When The Mind Is Somewhere Else

“The concept of ‘geo-ethnicity’ was first introduced by Kim and associates (Kim et al., 2003b), who contended that ethnicity or geographic location alone was not a sufficient factor to explain some distinctive communication patterns in a multicultural setting. Rather, the interaction between ethnicity and location, or geo-ethnicity, produces a unique effect on immigrants’ communication behavior and neighborhood engagement.”

This was Lin and Song’s introduction to the idea of “geo-ethnicity” in their article on geo-ethnic storytelling in contemporary ethnic media. Based on this explanation, I expected the article to deal with a topic we’ve touched upon in a previous classes: how immigrant groups relate to their ethnic identity and its relationship to a home country in an age when communication technology and the media have eroded traditional time-space boundaries and given people the option of imagining their own community in unprecedented ways. “In essence, geo-ethnicity highlights the contextual factor and allows us to move beyond simply looking at ethnicity as a single independent variable to explain the contemporary social environment,” they wrote. “Geo-ethnicity has thus proved to be a better predictor than ethnicity or geography alone to explain immigrants’ community participation."

Instead, the article took this idea of actively formulating one's idea of community and community participation and associated solely with one's current geographic locality.
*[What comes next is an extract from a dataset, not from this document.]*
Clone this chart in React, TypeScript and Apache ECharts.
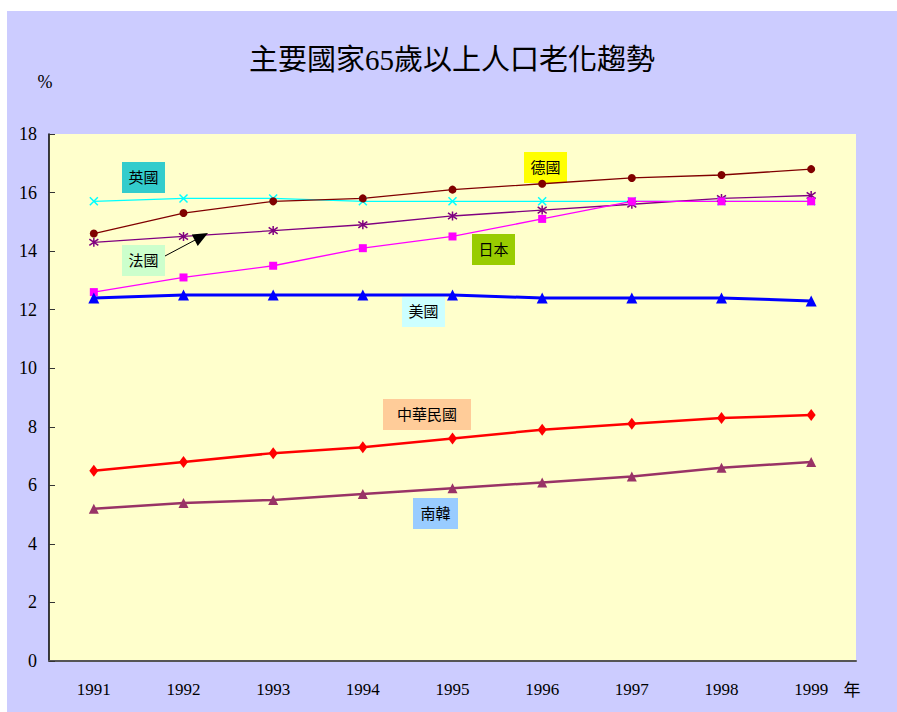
import React, { useEffect, useRef } from "react";
import * as echarts from "echarts";

const years = ["1991", "1992", "1993", "1994", "1995", "1996", "1997", "1998", "1999"];
const taiwan = [6.5, 6.8, 7.1, 7.3, 7.6, 7.9, 8.1, 8.3, 8.4];
const korea = [5.2, 5.4, 5.5, 5.7, 5.9, 6.1, 6.3, 6.6, 6.8];
const usa = [12.4, 12.5, 12.5, 12.5, 12.5, 12.4, 12.4, 12.4, 12.3];
const japan = [12.6, 13.1, 13.5, 14.1, 14.5, 15.1, 15.7, 15.7, 15.7];
const germany = [14.6, 15.3, 15.7, 15.8, 16.1, 16.3, 16.5, 16.6, 16.8];
const france = [14.3, 14.5, 14.7, 14.9, 15.2, 15.4, 15.6, 15.8, 15.9];
const uk = [15.7, 15.8, 15.8, 15.7, 15.7, 15.7, 15.7, 15.7, 15.7];

const SERIF = "Liberation Serif, Times New Roman, Noto Sans CJK TC, serif";

function label(x: number, y: number, w: number, h: number, text: string, fill: string) {
  return {
    type: "group",
    x,
    y,
    children: [
      { type: "rect", shape: { x: 0, y: 0, width: w, height: h }, style: { fill } },
      {
        type: "text",
        x: w / 2,
        y: h / 2,
        style: {
          text,
          fill: "#000",
          fontSize: 15,
          fontFamily: SERIF,
          align: "center",
          verticalAlign: "middle",
        },
      },
    ],
  };
}

export default function App() {
  const ref = useRef<HTMLDivElement>(null);
  useEffect(() => {
    if (!ref.current) return;
    const chart = echarts.init(ref.current, null, { renderer: "svg" });
    const line = (name: string, data: number[], color: string, width: number, symbol: string, size: any, item?: any) => ({
      name,
      type: "line",
      data,
      symbol,
      symbolSize: size,
      lineStyle: { color, width },
      itemStyle: item || { color },
      z: 3,
    });
    chart.setOption({
      animation: false,
      backgroundColor: "#CCCCFF",
      textStyle: { fontFamily: SERIF },
      title: {
        text: "主要國家65歲以上人口老化趨勢",
        left: "center",
        top: 29,
        textStyle: { fontFamily: SERIF, fontSize: 29, fontWeight: "normal", color: "#000" },
      },
      grid: {
        left: 42,
        top: 123,
        right: 41,
        bottom: 51,
        show: true,
        backgroundColor: "#FFFFCC",
        borderWidth: 0,
      },
      xAxis: {
        type: "category",
        data: years,
        boundaryGap: true,
        axisLine: { lineStyle: { color: "#555", width: 2 } },
        axisTick: { inside: true, length: 6, lineStyle: { color: "#333" } },
        axisLabel: { margin: 20, color: "#000", fontFamily: SERIF, fontSize: 17 },
      },
      yAxis: {
        type: "value",
        min: 0,
        max: 18,
        interval: 2,
        axisLine: { show: true, lineStyle: { color: "#000", width: 1.5 } },
        axisTick: { show: true, inside: true, length: 6, lineStyle: { color: "#333" } },
        axisLabel: { margin: 12, color: "#000", fontFamily: SERIF, fontSize: 18 },
        splitLine: { show: false },
      },
      series: [
        line("英國", uk, "#00FFFF", 1.2, "path://M0,0L10,10M10,0L0,10", 8, {
          color: "rgba(0,0,0,0)",
          borderColor: "#00FFFF",
          borderWidth: 1.5,
        }),
        line("德國", germany, "#800000", 1.3, "circle", 8),
        line("法國", france, "#800080", 1.3, "path://M5,0L5,10M0,1.5L10,8.5M10,1.5L0,8.5", 9, {
          color: "rgba(0,0,0,0)",
          borderColor: "#800080",
          borderWidth: 1.5,
        }),
        line("日本", japan, "#FF00FF", 1.3, "rect", 8),
        line("美國", usa, "#0000FF", 3, "triangle", 11),
        line("中華民國", taiwan, "#FF0000", 2.5, "diamond", [9, 12]),
        line("南韓", korea, "#993366", 2.5, "triangle", 10),
      ],
      graphic: [
        { type: "text", x: 38, y: 71, style: { text: "%", fontSize: 18, fontFamily: SERIF, fill: "#000", align: "center", verticalAlign: "middle" } },
        { type: "text", x: 845, y: 679, style: { text: "年", fontSize: 17, fontFamily: SERIF, fill: "#000", align: "center", verticalAlign: "middle" } },
        label(115, 151, 43, 31, "英國", "#33CCCC"),
        label(115, 234, 43, 31, "法國", "#CCFFCC"),
        label(395, 286, 43, 30, "美國", "#CCFFFF"),
        label(517, 141, 43, 31, "德國", "#FFFF00"),
        label(465, 223, 43, 31, "日本", "#99CC00"),
        label(376, 388, 88, 31, "中華民國", "#FFCC99"),
        label(406, 487, 45, 31, "南韓", "#99CCFF"),
        { type: "line", shape: { x1: 158, y1: 245, x2: 190, y2: 228 }, style: { stroke: "#000", lineWidth: 1 }, z: 10 },
        { type: "polygon", shape: { points: [[201, 222], [190.7, 235], [184.8, 223.5]] }, style: { fill: "#000" }, z: 10 },
      ],
    });
    return () => chart.dispose();
  }, []);
  return <div ref={ref} style={{ position: "fixed", left: 7, top: 11, width: 890, height: 701 }} />;
}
The researchers explored the characteristics of ethnic media in four distinctive ethnic communities in the greater Los Angeles area, including details about the circulation, target audiences, and content of the local publications. One of their primary interests in this study was examining the focus on geo-ethnic storytelling-- content that dealt with local community issues and encouraged community participation-- and it's impact on actual civic participation in the communities being examined.
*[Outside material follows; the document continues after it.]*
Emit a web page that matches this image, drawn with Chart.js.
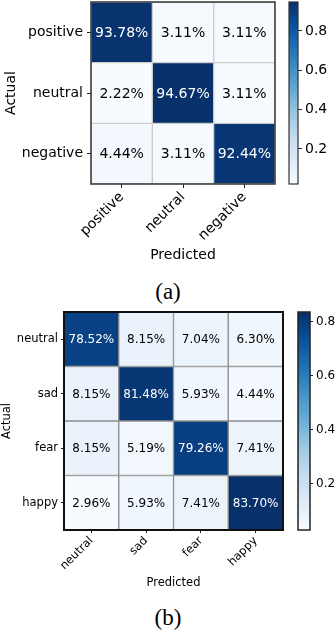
<!DOCTYPE html>
<html>
<head>
<meta charset="utf-8">
<script src="https://cdn.jsdelivr.net/npm/chart.js@4.4.1/dist/chart.umd.min.js"></script>
<style>
  body { margin: 0; background: #fff; width: 336px; height: 632px; position: relative; overflow: hidden; }
  canvas { position: absolute; }
  .cap { position: absolute; left: 0; width: 336px; text-align: center; font-family: 'Liberation Serif', serif; font-size: 23px; line-height: 24px; color: #000; }
</style>
</head>
<body>
<canvas id="matA" width="285" height="264" style="left:0;top:0"></canvas>
<canvas id="barA" width="51" height="190" style="left:285px;top:0"></canvas>
<div class="cap" style="top:280px">(a)</div>
<canvas id="matB" width="293" height="290" style="left:0;top:300px"></canvas>
<canvas id="barB" width="43" height="240" style="left:293px;top:300px"></canvas>
<div class="cap" style="top:606px">(b)</div>
<script>
// (a) sentiment
const labelsA = ['positive', 'neutral', 'negative'];
const valuesA = [
  [93.78, 3.11, 3.11],
  [2.22, 94.67, 3.11],
  [4.44, 3.11, 92.44]
];
const cbTicksA = [0.2, 0.4, 0.6, 0.8];

// (b) emotion
const labelsB = ['neutral', 'sad', 'fear', 'happy'];
const valuesB = [
  [78.52, 8.15, 7.04, 6.30],
  [8.15, 81.48, 5.93, 4.44],
  [8.15, 5.19, 79.26, 7.41],
  [2.96, 5.93, 7.41, 83.70]
];
const cbTicksB = [0.2, 0.4, 0.6, 0.8];

// matplotlib "Blues"
const bluesStops = ['#f7fbff', '#deebf7', '#c6dbef', '#9ecae1', '#6baed6', '#4292c6', '#2171b5', '#08519c', '#08306b'];

Chart.defaults.font.family = "'DejaVu Sans', sans-serif";
Chart.defaults.color = '#000';

function hex(c) { return [1, 3, 5].map(k => parseInt(c.substr(k, 2), 16)); }
function blues(t) {
  t = Math.max(0, Math.min(1, t));
  const p = t * (bluesStops.length - 1);
  const i = Math.min(Math.floor(p), bluesStops.length - 2);
  const f = p - i;
  const a = hex(bluesStops[i]), b = hex(bluesStops[i + 1]);
  const m = a.map((v, k) => Math.round(v + (b[k] - v) * f));
  return `rgb(${m[0]},${m[1]},${m[2]})`;
}

// no extra room for half-labels at the ends of the axes
function noPad(s) {
  s.paddingTop = 0; s.paddingBottom = 0; s.paddingLeft = 0; s.paddingRight = 0;
}

function framePlugin(color, width) {
  return {
    id: 'frame',
    afterDraw(chart) {
      const { ctx, chartArea: a } = chart;
      ctx.save();
      ctx.strokeStyle = color;
      ctx.lineWidth = width;
      ctx.strokeRect(a.left, a.top, a.right - a.left, a.bottom - a.top);
      ctx.restore();
    }
  };
}

function makeMatrix(id, labels, values, st) {
  const flat = values.flat();
  const lo = Math.min(...flat), hi = Math.max(...flat);
  const norm = v => (v - lo) / (hi - lo);

  const datasets = values.map((row, i) => ({
    data: row.map(() => [i - 0.5, i + 0.5]),
    backgroundColor: row.map(v => blues(norm(v))),
    borderColor: st.grid,
    borderWidth: 1,
    borderSkipped: false,
    grouped: false,
    categoryPercentage: 1,
    barPercentage: 1
  }));

  const cellText = {
    id: 'cellText',
    afterDatasetsDraw(chart) {
      const ctx = chart.ctx;
      ctx.save();
      ctx.font = `${st.cellFont}px 'DejaVu Sans', sans-serif`;
      ctx.textAlign = 'center';
      ctx.textBaseline = 'middle';
      chart.data.datasets.forEach((ds, i) => {
        chart.getDatasetMeta(i).data.forEach((el, j) => {
          const v = values[i][j];
          ctx.fillStyle = norm(v) > 0.5 ? '#fff' : '#000';
          ctx.fillText(v.toFixed(2) + '%', el.x, (el.y + el.base) / 2 + 1);
        });
      });
      ctx.restore();
    }
  };

  new Chart(document.getElementById(id), {
    type: 'bar',
    data: { labels: labels, datasets: datasets },
    options: {
      responsive: false,
      animation: false,
      devicePixelRatio: 1,
      events: [],
      layout: { padding: { top: st.top, right: st.right, left: 0, bottom: 0 } },
      plugins: { legend: { display: false }, tooltip: { enabled: false } },
      scales: {
        x: {
          offset: true,
          grid: { offset: false, drawOnChartArea: false, tickLength: st.tick, color: '#222' },
          border: { display: false },
          ticks: { minRotation: 45, maxRotation: 45, autoSkip: false, padding: 1, font: { size: st.font }, color: '#000' },
          title: { display: true, text: 'Predicted', font: { size: st.font }, color: '#000', padding: 0 },
          afterFit: s => { s.height = st.xH; noPad(s); }
        },
        y: {
          type: 'linear',
          min: -0.5,
          max: labels.length - 0.5,
          reverse: true,
          afterBuildTicks: s => { s.ticks = labels.map((_, k) => ({ value: k })); },
          grid: { drawOnChartArea: false, tickLength: st.tick, color: '#222' },
          border: { display: false },
          ticks: { padding: st.tickPad, font: { size: st.font }, color: '#000', callback: v => labels[v] },
          title: { display: true, text: 'Actual', font: { size: st.font }, color: '#000', padding: { top: st.yTitlePad, bottom: 0 } },
          afterFit: s => { s.width = st.yW; noPad(s); }
        }
      }
    },
    plugins: [cellText, framePlugin(st.frame, st.frameW)]
  });
}

function makeColorbar(id, values, ticks, st) {
  const flat = values.flat();
  const lo = Math.min(...flat) / 100, hi = Math.max(...flat) / 100;

  new Chart(document.getElementById(id), {
    type: 'bar',
    data: {
      labels: [''],
      datasets: [{
        data: [[lo, hi]],
        backgroundColor: c => {
          const a = c.chart.chartArea;
          if (!a) return bluesStops[0];
          const g = c.chart.ctx.createLinearGradient(0, a.bottom, 0, a.top);
          bluesStops.forEach((col, k) => g.addColorStop(k / (bluesStops.length - 1), col));
          return g;
        },
        borderWidth: 0,
        categoryPercentage: 1,
        barPercentage: 1
      }]
    },
    options: {
      responsive: false,
      animation: false,
      devicePixelRatio: 1,
      events: [],
      layout: { padding: st.pad },
      plugins: { legend: { display: false }, tooltip: { enabled: false } },
      scales: {
        x: { display: false },
        y: {
          position: 'right',
          min: lo,
          max: hi,
          afterBuildTicks: s => { s.ticks = ticks.map(v => ({ value: v })); },
          grid: { drawOnChartArea: false, tickLength: st.tick, color: '#222' },
          border: { display: false },
          ticks: { padding: 3, font: { size: st.font }, color: '#000', callback: v => v.toFixed(1) },
          afterFit: s => { s.width = st.axisW; noPad(s); }
        }
      }
    },
    plugins: [framePlugin(st.frame, st.frameW)]
  });
}

makeMatrix('matA', labelsA, valuesA, {
  top: 2, right: 10, yW: 91, xH: 80, font: 14, cellFont: 14, tick: 4, tickPad: 4, yTitlePad: 3,
  grid: '#cccccc', frame: '#333', frameW: 1.5
});
makeColorbar('barA', valuesA, cbTicksA, {
  pad: { left: 4, top: 2, bottom: 6, right: 0 }, axisW: 38, font: 14, tick: 4, frame: '#333', frameW: 1.2
});

makeMatrix('matB', labelsB, valuesB, {
  top: 12, right: 10, yW: 64, xH: 60, font: 11.5, cellFont: 12, tick: 3, tickPad: 3, yTitlePad: 0,
  grid: '#8c8c8c', frame: '#111', frameW: 2
});
makeColorbar('barB', valuesB, cbTicksB, {
  pad: { left: 5, top: 12, bottom: 10, right: 0 }, axisW: 26, font: 12, tick: 3, frame: '#222', frameW: 1.5
});
</script>
</body>
</html>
What the study found, however, was that the majority of the coverage in the publications had to do with the “home country.” While the article did not romanticize this finding, avoiding the suggestion that people stayed abreast of political, economic, and entertainment news from the home countries primarily for reasons of nostalgia, it did draw a correlation between the focus of an ethnic group’s publications on the home country and that group’s difficulty in integrating into the host society. In such a case, the press is less the idealized “tool of democracy” and more a conduit for staying in touch with the home country. This in of itself is not a bad thing; but it can enable a reluctance to expand one’s horizons and explore the possibilities for engagement in an individual’s current local community.
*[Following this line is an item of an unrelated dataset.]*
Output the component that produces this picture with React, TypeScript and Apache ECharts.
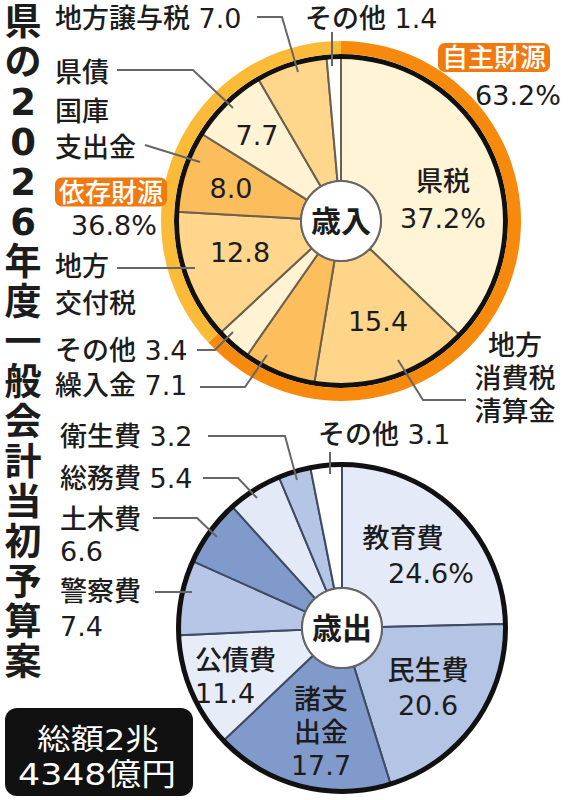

Based on my reading of this article, if an organization interested in promoting civic interest wanted to engage an immigrant community, I would suggest contacting local ethnic publications and offering to submit articles and events for the community calenders (aka. bulletin boards). The articles could overtly or tacitly encourage community participation and convey the ways in which such behaviors would be economically and/or socially beneficial to the group in question. Some people remain insular because they are afraid of change, while others are just indifferent; and these can be attitudes groomed by home country culture or second-generation upbringing as well. According to this article, most ethnic news publications are geared towards first-generation, bilingual or non-English speaking immigrants. This media outlet could be a powerful tool for influencing people with the biggest language and cultural barriers to take advantage of the opportunities to improve or enrich their experience in the U.S. by taking an interest in their local community.


  1. "The articles could overtly or tacitly encourage community participation and convey the ways in which such behaviors would be economically and/or socially beneficial to the group in question" - wouldn't this be propaganda?

    I agree with you of course, I just find that the word propaganda has become so negative, that the actual potential has been reduced to accusations of brainwashing. Propaganda is designed to engender support for policies - so if the policies are for a good cause, why should it not be used?

  2. I'm in a COMM class called "Propaganda and the Media," and the course has spent a lot of time exploring how basically every form of intentionally persuasive communication is a kind of propaganda, even if it doesn't fall into the traditional negative format that the word immediately brings to mind for most people. No matter how broadly people want to stretch the term though, I still agree with you that intent is what separates the "classic" propaganda from a well-meaning effort to persuade. That does not mean the person advocating a certain behavior or opinion always knows best for the target audience; but I think there is a difference between knowingly convincing people to do something that's bad for themselves and/or others around them and using persuasion to get them to do something that's good instead.